The sports betting market is consolidating around a small number of operators with the scale, technology, and brand recognition to compete nationally. FanDuel and DraftKings have established clear market leadership, while BetMGM, ESPN Bet, and Fanatics represent the next tier. Smaller operators face difficult strategic decisions about whether to compete independently, seek partnerships, or exit.
M&A activity reflects this consolidation dynamic. Larger operators are acquiring technology capabilities, market access rights, and customer databases. Smaller operators with attractive technology or unique market access become acquisition targets. Investors who identify likely targets before announcements can capture significant value.
As promotional spending normalizes, operators compete on product quality, technology innovation, and customer experience. Superior betting products, faster odds delivery, more intuitive interfaces, and innovative features create competitive differentiation. Operators investing in proprietary technology platforms have advantages over those relying on third-party providers.
Content and media partnerships are growing in importance. Operators that integrate betting seamlessly with sports content consumption can acquire customers more efficiently. The ESPN-Penn partnership exemplifies this strategy, though its long-term effectiveness remains to be proven in the market.
State-by-state regulation shapes competitive dynamics. Regulatory barriers, license limitations, and varying tax rates create market-specific environments that affect profitability. States with high tax rates may accelerate consolidation by making marginal operations uneconomic for smaller operators.

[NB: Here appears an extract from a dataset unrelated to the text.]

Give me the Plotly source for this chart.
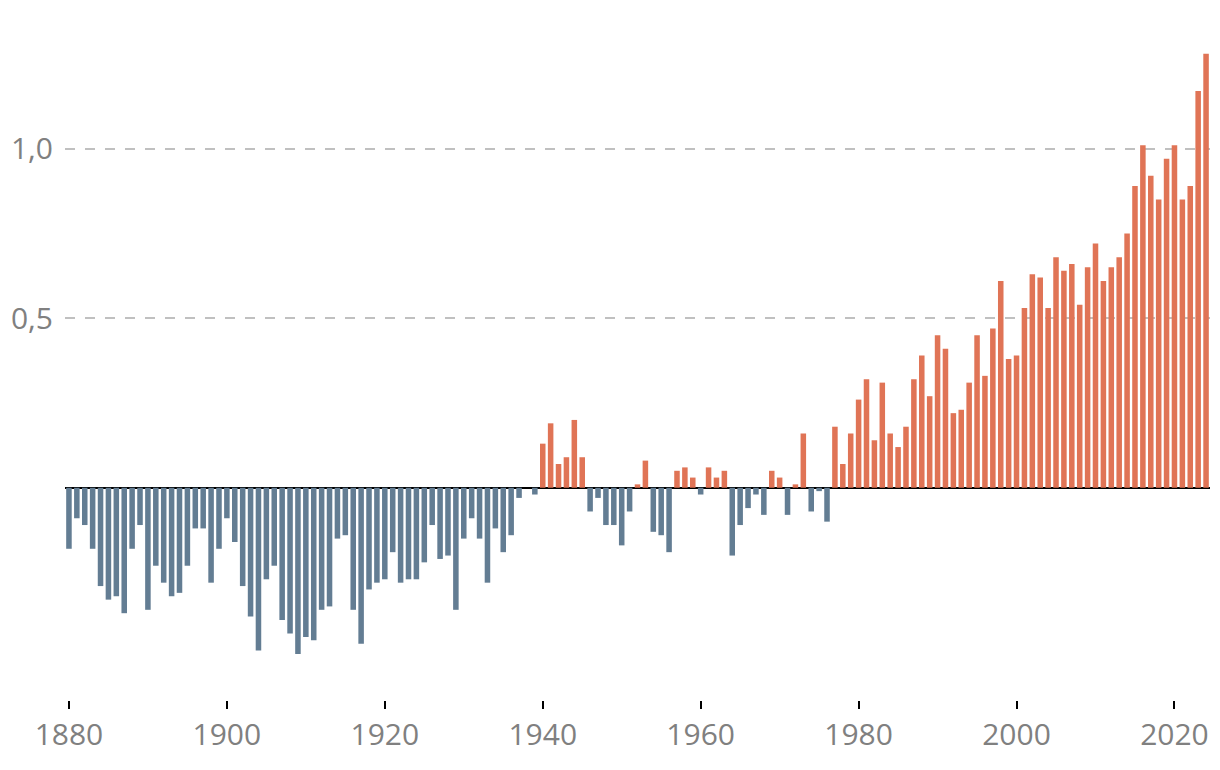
import plotly.graph_objects as go

years = list(range(1880, 2025))
anomaly = [
    -0.18, -0.09, -0.11, -0.18, -0.29, -0.33, -0.32, -0.37, -0.18, -0.11,  # 1880s
    -0.36, -0.23, -0.28, -0.32, -0.31, -0.23, -0.12, -0.12, -0.28, -0.18,  # 1890s
    -0.09, -0.16, -0.29, -0.38, -0.48, -0.27, -0.23, -0.39, -0.43, -0.49,  # 1900s
    -0.44, -0.45, -0.36, -0.35, -0.15, -0.14, -0.36, -0.46, -0.30, -0.28,  # 1910s
    -0.27, -0.19, -0.28, -0.27, -0.27, -0.22, -0.11, -0.21, -0.20, -0.36,  # 1920s
    -0.15, -0.09, -0.15, -0.28, -0.12, -0.19, -0.14, -0.03, 0.00, -0.02,   # 1930s
    0.13, 0.19, 0.07, 0.09, 0.20, 0.09, -0.07, -0.03, -0.11, -0.11,        # 1940s
    -0.17, -0.07, 0.01, 0.08, -0.13, -0.14, -0.19, 0.05, 0.06, 0.03,       # 1950s
    -0.02, 0.06, 0.03, 0.05, -0.20, -0.11, -0.06, -0.02, -0.08, 0.05,      # 1960s
    0.03, -0.08, 0.01, 0.16, -0.07, -0.01, -0.10, 0.18, 0.07, 0.16,        # 1970s
    0.26, 0.32, 0.14, 0.31, 0.16, 0.12, 0.18, 0.32, 0.39, 0.27,            # 1980s
    0.45, 0.41, 0.22, 0.23, 0.31, 0.45, 0.33, 0.47, 0.61, 0.38,            # 1990s
    0.39, 0.53, 0.63, 0.62, 0.53, 0.68, 0.64, 0.66, 0.54, 0.65,            # 2000s
    0.72, 0.61, 0.65, 0.68, 0.75, 0.89, 1.01, 0.92, 0.85, 0.97,            # 2010s
    1.01, 0.85, 0.89, 1.17, 1.28,                                          # 2020s
]

x_tickvals = [1880, 1900, 1920, 1940, 1960, 1980, 2000, 2020]
x_ticktext = ["1880", "1900", "1920", "1940", "1960", "1980", "2000", "2020"]
y_tickvals = [0.5, 1.0]
y_ticktext = ["0,5", "1,0"]

WARM = "#E07456"
COOL = "#637D93"
colors = [WARM if v > 0 else COOL for v in anomaly]

fig = go.Figure(
    go.Bar(
        x=years,
        y=anomaly,
        marker=dict(color=colors, line=dict(width=0)),
        hoverinfo="x+y",
    )
)

font_family = "Open Sans, Noto Sans, sans-serif"
tick_font = dict(family=font_family, size=30, color="#808080")

fig.update_layout(
    width=1212,
    height=762,
    margin=dict(l=57, r=10, t=22, b=70, autoexpand=False),
    paper_bgcolor="white",
    plot_bgcolor="white",
    bargap=0.3,
    showlegend=False,
    font=tick_font,
    xaxis=dict(
        range=[1879.5, 2024.5],
        tickvals=x_tickvals,
        ticktext=x_ticktext,
        ticks="outside",
        ticklen=8,
        tickwidth=1.5,
        tickcolor="black",
        showgrid=False,
        showline=False,
        zeroline=False,
        automargin=False,
        tickfont=tick_font,
    ),
    yaxis=dict(
        range=[-0.626, 1.35],
        tickvals=y_tickvals,
        ticktext=y_ticktext,
        ticks="",
        showgrid=True,
        gridcolor="#C0C0C0",
        gridwidth=1.5,
        griddash="10px,10px",
        showline=False,
        zeroline=True,
        zerolinecolor="black",
        zerolinewidth=2,
        ticklabelstandoff=11,
        automargin=False,
        tickfont=tick_font,
    ),
)

fig.write_html("out.html")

The potential for federal regulatory action represents a long-term consideration for industry structure. Uniform federal regulation could reduce compliance costs and benefit larger operators with national infrastructure. Investors should monitor regulatory developments at both state and federal levels.
The consolidation phase presents opportunities to invest in market leaders at reasonable valuations and potential acquisition targets at discounts to strategic value. Key investment questions center on which operators will emerge as long-term winners, what profitability levels mature markets will support, and how consolidation will affect returns on capital. Experienced gaming investors who understand both operational and regulatory dimensions are best positioned to evaluate these opportunities.